The UK has to weather just a few more days of wind and rain before a long-awaited "more usual" summer pattern arrives, forecasters predict.
Downpours are expected to be largely gone by the end of the week, paving the way for some much-anticipated summer sun.
Widespread flooding, the wettest period of April to June on record and more heavy rain so far this month has been caused by the jet stream settling unusually far south.
But now experts believe it is on its way back north, a move which could herald more traditional summer weather in time for the start of the Olympic Games.
Claire Austin, a forecaster with MeteoGroup, the Press Association's weather division, said there would still be unsettled weather on Wednesday.
She said: "There will be a band of slow-moving heavy rain through central and northern parts of Scotland today, which will sit there most of the day bringing quite a lot of rain.

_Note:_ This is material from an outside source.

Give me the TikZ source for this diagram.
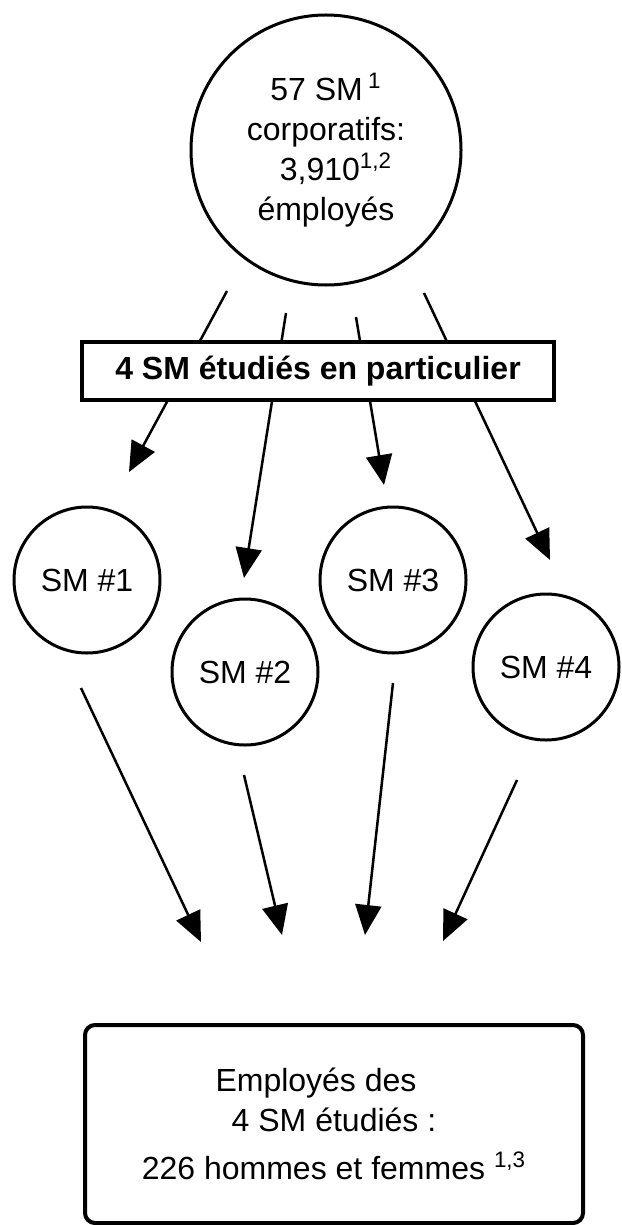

"England and Wales are going to see a showery band of rain moving eastwards, with sunshine and showers following behind. The heaviest of the rainfall and more frequent heavy showers will be across north Wales, the north Midlands and Lincolnshire, where there will be frequent lightning strikes and thunder storms.
"As we go through tonight the general trend across England and Wales will see most of the showers die away. But the band of rain across Scotland will sink south and east through the night."
On Thursday and Friday there will be a mixture of sunshine and showers, with a risk of the odd heavier shower in central and eastern parts of England. Dry and fine will arrive with the weekend, while the start of next week will be breezy and rain in the north and Scotland, and dry and fine in the rest of the UK, and gradually getting warmer.
The Environment Agency, which has been inundated in dealing with flooding across the UK in recent weeks, has 20 flood alerts currently in place, and no flood warnings.